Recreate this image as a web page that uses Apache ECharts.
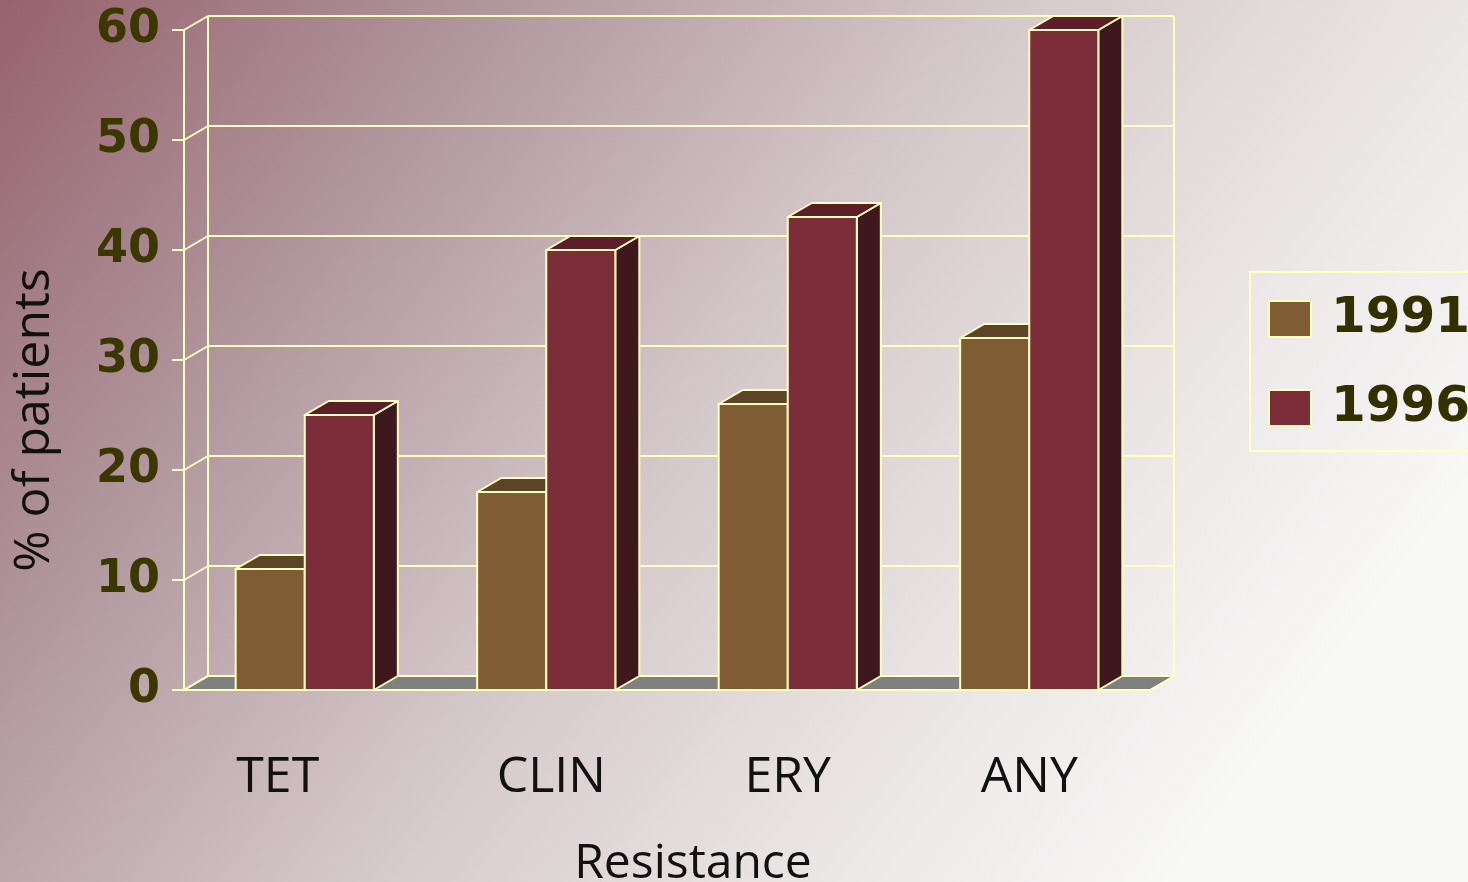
<!DOCTYPE html>
<html>
<head>
<meta charset="utf-8">
<title>Resistance</title>
<script src="https://cdn.jsdelivr.net/npm/echarts@6/dist/echarts.min.js"></script>
<style>
  html, body { margin: 0; padding: 0; }
  #chart { width: 1468px; height: 882px; }
</style>
</head>
<body>
<div id="chart"></div>
<script>
// Share of patients with resistance, by agent and survey year
const categories = ['TET', 'CLIN', 'ERY', 'ANY'];
const years = ['1991', '1996'];
const values1991 = [11, 18, 26, 32];
const values1996 = [25, 40, 43, 60];
const yTicks = [0, 10, 20, 30, 40, 50, 60];

// depth offset of the pseudo-3D box (pixels)
const DX = 24, DY = -14;
const EDGE = '#FFFFC0';

const palette = {
  '1991': { front: '#7F5C33', top: '#5E4427', side: '#4A3520' },
  '1996': { front: '#7B2D3A', top: '#5C1F2A', side: '#3F181E' }
};

function barRenderer(slot, col) {
  return function (params, api) {
    const cat = api.value(0), v = api.value(1);
    const base = api.coord([cat, 0]);
    const top = api.coord([cat, v]);
    const band = api.size([1, 0])[0];
    const w = band * 0.286;
    const x0 = slot === 0 ? base[0] - w : base[0];
    const x1 = x0 + w;
    const y0 = base[1], y1 = top[1];
    const stroke = { stroke: EDGE, lineWidth: 2, lineJoin: 'round' };
    return {
      type: 'group',
      children: [
        { type: 'polygon', shape: { points: [[x1, y0], [x1, y1], [x1 + DX, y1 + DY], [x1 + DX, y0 + DY]] },
          style: Object.assign({ fill: col.side }, stroke) },
        { type: 'polygon', shape: { points: [[x0, y1], [x1, y1], [x1 + DX, y1 + DY], [x0 + DX, y1 + DY]] },
          style: Object.assign({ fill: col.top }, stroke) },
        { type: 'rect', shape: { x: x0, y: y1, width: w, height: y0 - y1 },
          style: Object.assign({ fill: col.front }, stroke) }
      ]
    };
  };
}

// back wall, floor and the links between front ticks and back grid lines
function frameRenderer(params, api) {
  const cs = params.coordSys;
  const left = cs.x, right = cs.x + cs.width;
  const yBottom = api.coord([0, yTicks[0]])[1];
  const yTop = api.coord([0, yTicks[yTicks.length - 1]])[1];
  const line = { stroke: EDGE, lineWidth: 2 };
  const children = [
    { type: 'polygon', shape: { points: [[left, yBottom], [right, yBottom], [right + DX, yBottom + DY], [left + DX, yBottom + DY]] },
      style: { fill: '#808080', stroke: EDGE, lineWidth: 2 } },
    { type: 'line', shape: { x1: left + DX, y1: yTop + DY, x2: left + DX, y2: yBottom + DY }, style: line },
    { type: 'line', shape: { x1: right + DX, y1: yTop + DY, x2: right + DX, y2: yBottom + DY }, style: line }
  ];
  yTicks.forEach(function (t) {
    const y = api.coord([0, t])[1];
    children.push({ type: 'line', shape: { x1: left + DX, y1: y + DY, x2: right + DX, y2: y + DY }, style: line });
    children.push({ type: 'line', shape: { x1: left, y1: y, x2: left + DX, y2: y + DY }, style: line });
  });
  return { type: 'group', children: children };
}

const chart = echarts.init(document.getElementById('chart'));
chart.setOption({
  animation: false,
  backgroundColor: new echarts.graphic.LinearGradient(0, 0, 0.8, 1, [
    { offset: 0, color: '#96626D' },
    { offset: 0.3, color: '#B49CA2' },
    { offset: 0.55, color: '#D5C8CA' },
    { offset: 0.8, color: '#EBE6E6' },
    { offset: 1, color: '#F8F8F7' }
  ]),
  grid: { left: 184, right: 318, top: 30, bottom: 192, outerBoundsMode: 'none', containLabel: false },
  legend: {
    orient: 'vertical',
    left: 1250,
    top: 272,
    padding: [22, 40, 18, 18],
    borderColor: EDGE,
    borderWidth: 2,
    backgroundColor: 'rgba(255,255,255,0.06)',
    itemWidth: 42,
    itemHeight: 36,
    itemGap: 39,
    icon: 'rect',
    itemStyle: { borderColor: EDGE, borderWidth: 2 },
    textStyle: {
      fontFamily: 'DejaVu Sans',
      fontWeight: 'bold',
      fontSize: 50,
      lineHeight: 42,
      color: '#333000',
      padding: [8, 0, 0, 15]
    },
    data: years
  },
  xAxis: {
    type: 'category',
    data: [
      { value: categories[0], textStyle: { padding: [0, 54, 0, 0] } },
      { value: categories[1], textStyle: { padding: [0, 0, 0, 10] } },
      categories[2],
      categories[3]
    ],
    name: 'Resistance',
    nameLocation: 'middle',
    nameGap: 150,
    nameTextStyle: { fontFamily: 'Open Sans', fontSize: 48, color: '#111', padding: [0, 0, 0, 52] },
    axisLine: { show: true, lineStyle: { color: EDGE, width: 2 } },
    axisTick: { show: false },
    axisLabel: { margin: 63, fontFamily: 'Open Sans', fontSize: 50, color: '#111' },
    splitLine: { show: false }
  },
  yAxis: {
    type: 'value',
    min: 0,
    max: 60,
    interval: 10,
    name: '% of patients',
    nameLocation: 'middle',
    nameGap: 124,
    nameTextStyle: { fontFamily: 'Open Sans', fontSize: 50, color: '#111', padding: [0, 120, 0, 0] },
    axisLine: { show: true, lineStyle: { color: EDGE, width: 2 } },
    axisTick: { show: true, length: 12, lineStyle: { color: EDGE, width: 2 } },
    axisLabel: { margin: 24, fontFamily: 'DejaVu Sans', fontWeight: 'bold', fontSize: 46, color: '#3A3800' },
    splitLine: { show: false }
  },
  series: [
    {
      type: 'custom',
      name: 'frame',
      renderItem: frameRenderer,
      data: [[0, 0]],
      silent: true,
      z: 1
    },
    {
      type: 'custom',
      name: years[0],
      itemStyle: { color: palette['1991'].front },
      renderItem: barRenderer(0, palette['1991']),
      data: values1991.map(function (v, i) { return [i, v]; }),
      z: 3
    },
    {
      type: 'custom',
      name: years[1],
      itemStyle: { color: palette['1996'].front },
      renderItem: barRenderer(1, palette['1996']),
      data: values1996.map(function (v, i) { return [i, v]; }),
      z: 3
    }
  ]
});
</script>
</body>
</html>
------------------------
▶ **PROBLEM DESCRIPTION**
Without the pictures, transcribe the listing above exactly.

▶ **RESULT OF THE EXERCISE**
Recreate this image as a web page that uses Apache ECharts.
<!DOCTYPE html>
<html>
<head>
<meta charset="utf-8">
<title>Resistance</title>
<script src="https://cdn.jsdelivr.net/npm/echarts@6/dist/echarts.min.js"></script>
<style>
  html, body { margin: 0; padding: 0; }
  #chart { width: 1468px; height: 882px; }
</style>
</head>
<body>
<div id="chart"></div>
<script>
// Share of patients with resistance, by agent and survey year
const categories = ['TET', 'CLIN', 'ERY', 'ANY'];
const years = ['1991', '1996'];
const values1991 = [11, 18, 26, 32];
const values1996 = [25, 40, 43, 60];
const yTicks = [0, 10, 20, 30, 40, 50, 60];

// depth offset of the pseudo-3D box (pixels)
const DX = 24, DY = -14;
const EDGE = '#FFFFC0';

const palette = {
  '1991': { front: '#7F5C33', top: '#5E4427', side: '#4A3520' },
  '1996': { front: '#7B2D3A', top: '#5C1F2A', side: '#3F181E' }
};

function barRenderer(slot, col) {
  return function (params, api) {
    const cat = api.value(0), v = api.value(1);
    const base = api.coord([cat, 0]);
    const top = api.coord([cat, v]);
    const band = api.size([1, 0])[0];
    const w = band * 0.286;
    const x0 = slot === 0 ? base[0] - w : base[0];
    const x1 = x0 + w;
    const y0 = base[1], y1 = top[1];
    const stroke = { stroke: EDGE, lineWidth: 2, lineJoin: 'round' };
    return {
      type: 'group',
      children: [
        { type: 'polygon', shape: { points: [[x1, y0], [x1, y1], [x1 + DX, y1 + DY], [x1 + DX, y0 + DY]] },
          style: Object.assign({ fill: col.side }, stroke) },
        { type: 'polygon', shape: { points: [[x0, y1], [x1, y1], [x1 + DX, y1 + DY], [x0 + DX, y1 + DY]] },
          style: Object.assign({ fill: col.top }, stroke) },
        { type: 'rect', shape: { x: x0, y: y1, width: w, height: y0 - y1 },
          style: Object.assign({ fill: col.front }, stroke) }
      ]
    };
  };
}

// back wall, floor and the links between front ticks and back grid lines
function frameRenderer(params, api) {
  const cs = params.coordSys;
  const left = cs.x, right = cs.x + cs.width;
  const yBottom = api.coord([0, yTicks[0]])[1];
  const yTop = api.coord([0, yTicks[yTicks.length - 1]])[1];
  const line = { stroke: EDGE, lineWidth: 2 };
  const children = [
    { type: 'polygon', shape: { points: [[left, yBottom], [right, yBottom], [right + DX, yBottom + DY], [left + DX, yBottom + DY]] },
      style: { fill: '#808080', stroke: EDGE, lineWidth: 2 } },
    { type: 'line', shape: { x1: left + DX, y1: yTop + DY, x2: left + DX, y2: yBottom + DY }, style: line },
    { type: 'line', shape: { x1: right + DX, y1: yTop + DY, x2: right + DX, y2: yBottom + DY }, style: line }
  ];
  yTicks.forEach(function (t) {
    const y = api.coord([0, t])[1];
    children.push({ type: 'line', shape: { x1: left + DX, y1: y + DY, x2: right + DX, y2: y + DY }, style: line });
    children.push({ type: 'line', shape: { x1: left, y1: y, x2: left + DX, y2: y + DY }, style: line });
  });
  return { type: 'group', children: children };
}

const chart = echarts.init(document.getElementById('chart'));
chart.setOption({
  animation: false,
  backgroundColor: new echarts.graphic.LinearGradient(0, 0, 0.8, 1, [
    { offset: 0, color: '#96626D' },
    { offset: 0.3, color: '#B49CA2' },
    { offset: 0.55, color: '#D5C8CA' },
    { offset: 0.8, color: '#EBE6E6' },
    { offset: 1, color: '#F8F8F7' }
  ]),
  grid: { left: 184, right: 318, top: 30, bottom: 192, outerBoundsMode: 'none', containLabel: false },
  legend: {
    orient: 'vertical',
    left: 1250,
    top: 272,
    padding: [22, 40, 18, 18],
    borderColor: EDGE,
    borderWidth: 2,
    backgroundColor: 'rgba(255,255,255,0.06)',
    itemWidth: 42,
    itemHeight: 36,
    itemGap: 39,
    icon: 'rect',
    itemStyle: { borderColor: EDGE, borderWidth: 2 },
    textStyle: {
      fontFamily: 'DejaVu Sans',
      fontWeight: 'bold',
      fontSize: 50,
      lineHeight: 42,
      color: '#333000',
      padding: [8, 0, 0, 15]
    },
    data: years
  },
  xAxis: {
    type: 'category',
    data: [
      { value: categories[0], textStyle: { padding: [0, 54, 0, 0] } },
      { value: categories[1], textStyle: { padding: [0, 0, 0, 10] } },
      categories[2],
      categories[3]
    ],
    name: 'Resistance',
    nameLocation: 'middle',
    nameGap: 150,
    nameTextStyle: { fontFamily: 'Open Sans', fontSize: 48, color: '#111', padding: [0, 0, 0, 52] },
    axisLine: { show: true, lineStyle: { color: EDGE, width: 2 } },
    axisTick: { show: false },
    axisLabel: { margin: 63, fontFamily: 'Open Sans', fontSize: 50, color: '#111' },
    splitLine: { show: false }
  },
  yAxis: {
    type: 'value',
    min: 0,
    max: 60,
    interval: 10,
    name: '% of patients',
    nameLocation: 'middle',
    nameGap: 124,
    nameTextStyle: { fontFamily: 'Open Sans', fontSize: 50, color: '#111', padding: [0, 120, 0, 0] },
    axisLine: { show: true, lineStyle: { color: EDGE, width: 2 } },
    axisTick: { show: true, length: 12, lineStyle: { color: EDGE, width: 2 } },
    axisLabel: { margin: 24, fontFamily: 'DejaVu Sans', fontWeight: 'bold', fontSize: 46, color: '#3A3800' },
    splitLine: { show: false }
  },
  series: [
    {
      type: 'custom',
      name: 'frame',
      renderItem: frameRenderer,
      data: [[0, 0]],
      silent: true,
      z: 1
    },
    {
      type: 'custom',
      name: years[0],
      itemStyle: { color: palette['1991'].front },
      renderItem: barRenderer(0, palette['1991']),
      data: values1991.map(function (v, i) { return [i, v]; }),
      z: 3
    },
    {
      type: 'custom',
      name: years[1],
      itemStyle: { color: palette['1996'].front },
      renderItem: barRenderer(1, palette['1996']),
      data: values1996.map(function (v, i) { return [i, v]; }),
      z: 3
    }
  ]
});
</script>
</body>
</html>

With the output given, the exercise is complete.